I am aware that at this point numerous readers will recall instances of remarkable achievements by the barefoot boy, the wide-awake young news-seller. We too have known the exceptional lad who has accomplished marvels in the teeth of, sometimes because of, great disadvantages; but after twenty years I, for one, have no illusions as to the outcome for the ordinary child.

When the New York Child Labor Committee secured the enactment of a law making it mandatory for the schoolboy who desired to sell papers to obtain the consent of his parents before receiving the permissive badge from the district school superintendent, we sent a visitor from the settlement to the families of one hundred who had expressed their intention to secure the badge.
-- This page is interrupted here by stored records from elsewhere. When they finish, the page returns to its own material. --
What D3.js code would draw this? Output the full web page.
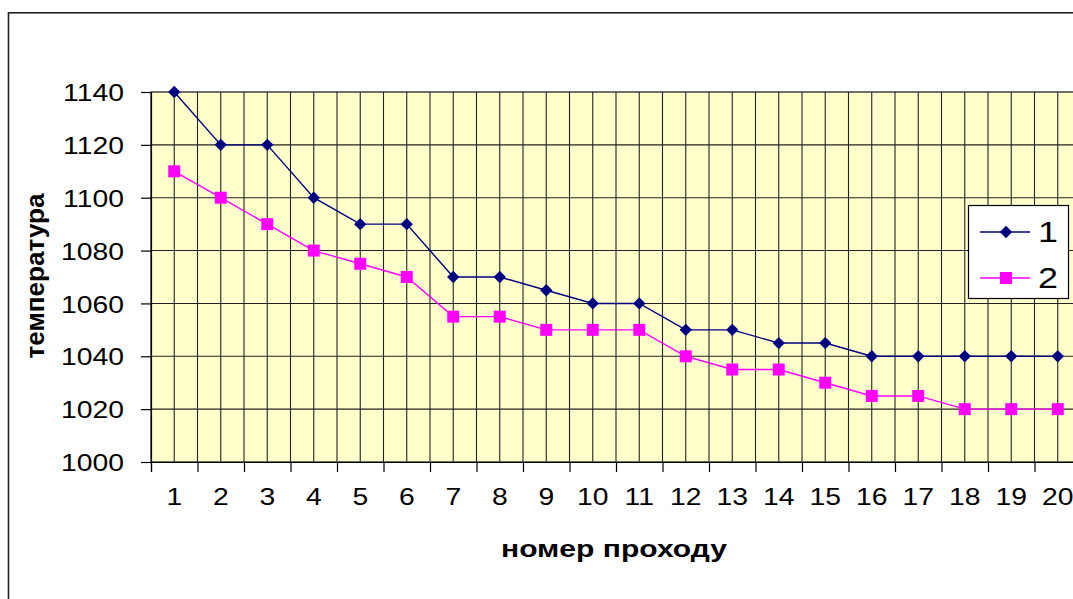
<!DOCTYPE html>
<html><head><meta charset="utf-8">
<script src="https://cdn.jsdelivr.net/npm/d3@7/dist/d3.min.js"></script>
<style>
html,body{margin:0;padding:0;background:#fff;overflow:hidden}
text{font-family:"Liberation Sans",Arial,sans-serif;fill:#000}
</style></head>
<body>
<svg id="chart" width="1073" height="599"></svg>
<script>
const categories = ["1","2","3","4","5","6","7","8","9","10","11","12","13","14","15","16","17","18","19","20"];
const series1 = [1140,1120,1120,1100,1090,1090,1070,1070,1065,1060,1060,1050,1050,1045,1045,1040,1040,1040,1040,1040];
const series2 = [1110,1100,1090,1080,1075,1070,1055,1055,1050,1050,1050,1040,1035,1035,1030,1025,1025,1020,1020,1020];
const seriesNames = ["1","2"];
const yTicks = [1000,1020,1040,1060,1080,1100,1120,1140];
const xTitle = "номер проходу";
const yTitle = "температура";

const svg = d3.select("#chart");
const L = 151, R = 1081, T = 92, B = 462;

// outer chart frame (partly cut off)
svg.append("rect").attr("x",8.5).attr("y",12.8).attr("width",1200).attr("height",800)
  .attr("fill","none").attr("stroke","#222").attr("stroke-width",1.6);

const x = d3.scaleBand().domain(categories).range([L,R]).padding(0);
const xb = d3.scaleLinear().domain([0,categories.length]).range([L,R]);
const y = d3.scaleLinear().domain([1000,1140]).range([B,T]);

// plot area
svg.append("rect").attr("x",L).attr("y",T).attr("width",R-L).attr("height",B-T)
  .attr("fill","#FFFFCC").attr("stroke","#808080").attr("stroke-width",1);

const grid = svg.append("g").attr("stroke","#222").attr("stroke-width",1.1);
d3.range(0,categories.length+1).forEach(i=>{
  grid.append("line").attr("x1",xb(i)).attr("x2",xb(i)).attr("y1",T).attr("y2",B);
});
categories.forEach(c=>{
  const cx = x(c)+x.bandwidth()/2;
  grid.append("line").attr("x1",cx).attr("x2",cx).attr("y1",T).attr("y2",B);
});
yTicks.forEach(v=>{
  grid.append("line").attr("x1",L).attr("x2",R).attr("y1",y(v)).attr("y2",y(v));
});

// y axis
const yAxis = svg.append("g").attr("transform",`translate(${L},0)`)
  .call(d3.axisLeft(y).tickValues(yTicks).tickSize(10).tickPadding(17).tickFormat(d3.format("d")));
yAxis.select(".domain").attr("stroke","#000").attr("stroke-width",1.2);
yAxis.selectAll(".tick line").attr("stroke","#000").attr("stroke-width",1.2);
yAxis.selectAll(".tick text").attr("font-size",24).attr("font-family","Liberation Sans, Arial, sans-serif")
  .attr("fill","#000").attr("dy","0.36em")
  .each(function(){ const w=this.getComputedTextLength(); d3.select(this).attr("textLength",w*1.18).attr("lengthAdjust","spacingAndGlyphs"); });

// x axis: boundary ticks
const xAxis = svg.append("g").attr("transform",`translate(0,${B})`)
  .call(d3.axisBottom(xb).tickValues(d3.range(0,categories.length+1)).tickSize(10).tickFormat(""));
xAxis.select(".domain").attr("stroke","#000").attr("stroke-width",1.2);
xAxis.selectAll(".tick line").attr("stroke","#000").attr("stroke-width",1.2);
const xLab = svg.append("g").attr("transform",`translate(0,${B})`)
  .call(d3.axisBottom(x).tickSize(0).tickPadding(26));
xLab.select(".domain").remove();
xLab.selectAll(".tick text").attr("font-size",24).attr("font-family","Liberation Sans, Arial, sans-serif")
  .attr("fill","#000").attr("dy","0.71em")
  .each(function(){ const w=this.getComputedTextLength(); d3.select(this).attr("textLength",w*1.18).attr("lengthAdjust","spacingAndGlyphs"); });

// titles
svg.append("text").attr("x",(L+R)/2-2).attr("y",557).attr("text-anchor","middle")
  .attr("font-size",23).attr("font-weight","bold").attr("textLength",226).attr("lengthAdjust","spacingAndGlyphs")
  .text(xTitle);
svg.append("text").attr("transform","translate(44,276) rotate(-90)").attr("text-anchor","middle")
  .attr("font-size",25).attr("font-weight","bold").attr("textLength",165).attr("lengthAdjust","spacingAndGlyphs")
  .text(yTitle);

const cx = c => x(c)+x.bandwidth()/2;
const line = d3.line().x((d,i)=>cx(categories[i])).y(d=>y(d));
const colors = ["#000080","#FF00FF"];
const data = [series1, series2];

data.forEach((s,k)=>{
  svg.append("path").datum(s).attr("d",line).attr("fill","none")
    .attr("stroke",colors[k]).attr("stroke-width",1.4);
});
const diamond = d3.symbol().type(d3.symbolSquare).size(76);
svg.append("g").selectAll("path").data(series1).join("path")
  .attr("d",diamond)
  .attr("transform",(d,i)=>`translate(${cx(categories[i])},${y(d)}) rotate(45)`)
  .attr("fill",colors[0]);
svg.append("g").selectAll("rect").data(series2).join("rect")
  .attr("x",(d,i)=>cx(categories[i])-6).attr("y",d=>y(d)-6)
  .attr("width",12).attr("height",12).attr("fill",colors[1]);

// legend
const lg = svg.append("g");
lg.append("rect").attr("x",968.5).attr("y",205.5).attr("width",100).attr("height",93)
  .attr("fill","#fff").attr("stroke","#000").attr("stroke-width",1.2);
const ly = [232, 278];
seriesNames.forEach((n,k)=>{
  lg.append("line").attr("x1",980).attr("x2",1030).attr("y1",ly[k]).attr("y2",ly[k])
    .attr("stroke",colors[k]).attr("stroke-width",1.4);
  if(k===0){
    lg.append("path").attr("d",diamond).attr("transform",`translate(1006,${ly[k]}) rotate(45)`).attr("fill",colors[k]);
  } else {
    lg.append("rect").attr("x",1000).attr("y",ly[k]-6).attr("width",12).attr("height",12).attr("fill",colors[k]);
  }
  lg.append("text").attr("x",1038).attr("y",ly[k]).attr("dy","0.36em").attr("font-size",29)
    .attr("textLength",20).attr("lengthAdjust","spacingAndGlyphs").text(n);
});
</script>
</body></html>
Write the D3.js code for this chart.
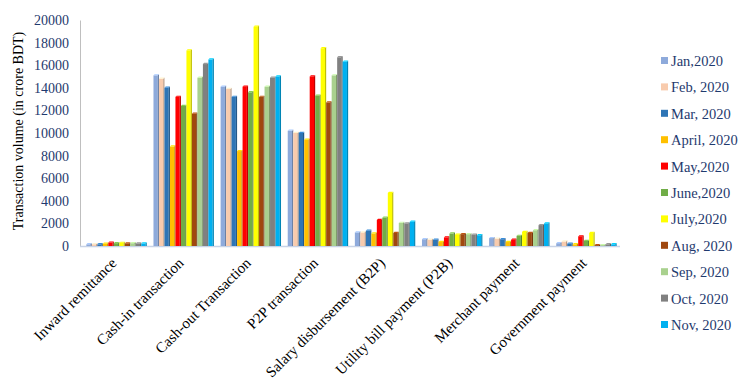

Of these families over sixty were opposed to the child’s selling papers on the street. The boy wanted to “because the other fellows did,” and the parents based their objections, in most cases, on precisely those grounds urged by social workers,—namely, that street work led the boys into bad company, irregular hours, gambling, and “waste of shoe leather.” Some asserted that they received no money from the children from the sale of the papers. On the other hand, a committee of which I was chairman, which made city-wide inquiry into juvenile street work, found instances of well-to-do parents who sent their little children on the streets to sell papers, sometimes in violation of the law.
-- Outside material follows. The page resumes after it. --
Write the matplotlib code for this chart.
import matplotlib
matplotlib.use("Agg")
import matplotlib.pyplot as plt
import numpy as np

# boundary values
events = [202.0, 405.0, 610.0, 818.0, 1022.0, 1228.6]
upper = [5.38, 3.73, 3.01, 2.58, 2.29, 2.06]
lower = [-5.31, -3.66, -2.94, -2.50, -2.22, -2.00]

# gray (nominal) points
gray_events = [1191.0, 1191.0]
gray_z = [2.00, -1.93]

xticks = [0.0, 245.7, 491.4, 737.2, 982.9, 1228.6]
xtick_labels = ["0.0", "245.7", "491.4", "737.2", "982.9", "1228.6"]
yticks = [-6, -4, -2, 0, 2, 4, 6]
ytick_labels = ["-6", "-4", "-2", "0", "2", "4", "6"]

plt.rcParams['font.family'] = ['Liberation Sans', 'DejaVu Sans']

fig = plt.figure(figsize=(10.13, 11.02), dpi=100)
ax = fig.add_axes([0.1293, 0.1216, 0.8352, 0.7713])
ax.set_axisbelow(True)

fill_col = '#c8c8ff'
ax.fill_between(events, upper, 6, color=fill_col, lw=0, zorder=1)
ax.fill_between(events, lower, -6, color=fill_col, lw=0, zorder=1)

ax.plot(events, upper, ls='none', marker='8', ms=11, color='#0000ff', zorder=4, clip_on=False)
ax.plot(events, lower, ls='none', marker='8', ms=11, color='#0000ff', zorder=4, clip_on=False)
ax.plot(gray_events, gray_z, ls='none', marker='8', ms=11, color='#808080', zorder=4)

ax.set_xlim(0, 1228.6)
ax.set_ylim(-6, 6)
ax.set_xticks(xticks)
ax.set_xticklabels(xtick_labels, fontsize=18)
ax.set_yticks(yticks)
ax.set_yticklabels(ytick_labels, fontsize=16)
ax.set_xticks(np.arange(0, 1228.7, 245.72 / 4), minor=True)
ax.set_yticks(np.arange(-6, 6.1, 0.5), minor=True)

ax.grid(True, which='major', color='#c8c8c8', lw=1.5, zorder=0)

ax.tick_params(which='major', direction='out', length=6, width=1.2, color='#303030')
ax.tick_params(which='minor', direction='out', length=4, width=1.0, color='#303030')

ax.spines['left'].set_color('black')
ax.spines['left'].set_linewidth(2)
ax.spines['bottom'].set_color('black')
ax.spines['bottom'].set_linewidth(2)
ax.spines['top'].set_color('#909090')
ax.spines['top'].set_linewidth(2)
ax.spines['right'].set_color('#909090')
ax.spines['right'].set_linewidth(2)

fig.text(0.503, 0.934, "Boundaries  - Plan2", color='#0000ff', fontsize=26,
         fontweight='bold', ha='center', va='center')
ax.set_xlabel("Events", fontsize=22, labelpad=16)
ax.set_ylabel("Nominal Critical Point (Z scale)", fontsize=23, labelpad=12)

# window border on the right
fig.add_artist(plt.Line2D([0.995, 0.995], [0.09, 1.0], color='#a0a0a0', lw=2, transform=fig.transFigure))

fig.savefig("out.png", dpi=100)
The three chief obstacles to progress in protection of the children are the material interests of the employers, many of whom still believe that the child is a necessary instrument of profit; a sentimental, unanalytical feeling of kindness to the poor; and the attitude of officials upon whom the enforcement of the law depends, but who are often tempted by appeals to thwart its humane purpose. A truant officer of my acquaintance took upon himself discretionary power to condone the absence of a little child from school on the ground that the child was employed and the widowed mother poor. Himself a tender father, cherishing his small son, I asked him if that was what he would have me do in case he died and I found his child at work. Oddly enough, he seemed then to realize for the first time that those who were battling for school attendance for the children of the poor and prevention of their premature employment, even though the widow and child might have to receive financial aid, were trying to take, in part, the place of the dead father.

To meet cases where enforcement of the new standards of the law involves undeniable hardship, another form of so-called “scholarship” is given by the New York Child Labor Committee. Upon investigation a sum approximating the possible earnings of the child is furnished until such time as he or she can legally go to work. An indirect but important result of the giving of these scholarships has been the continuous information obtained regarding enforcement of the school attendance law. Inquiry into the history of candidates disclosed, at first, many cases in which, although the family had been in New York for years, some of the children had never attended school, and perhaps never would have done so had they not been discovered at work illegally. The number of these cases is now diminishing.

Allusion to these two forms of “scholarships” should not be made without mention of one other in the settlement, known as the “Alva Scholarship.” The interest on the endowment is used to promote the training of gifted individuals and to commemorate a beloved club leader. The money to establish it was given by the young woman’s associates in the settlement, and small sums have been contributed to it by the girls who were members of her own and other clubs.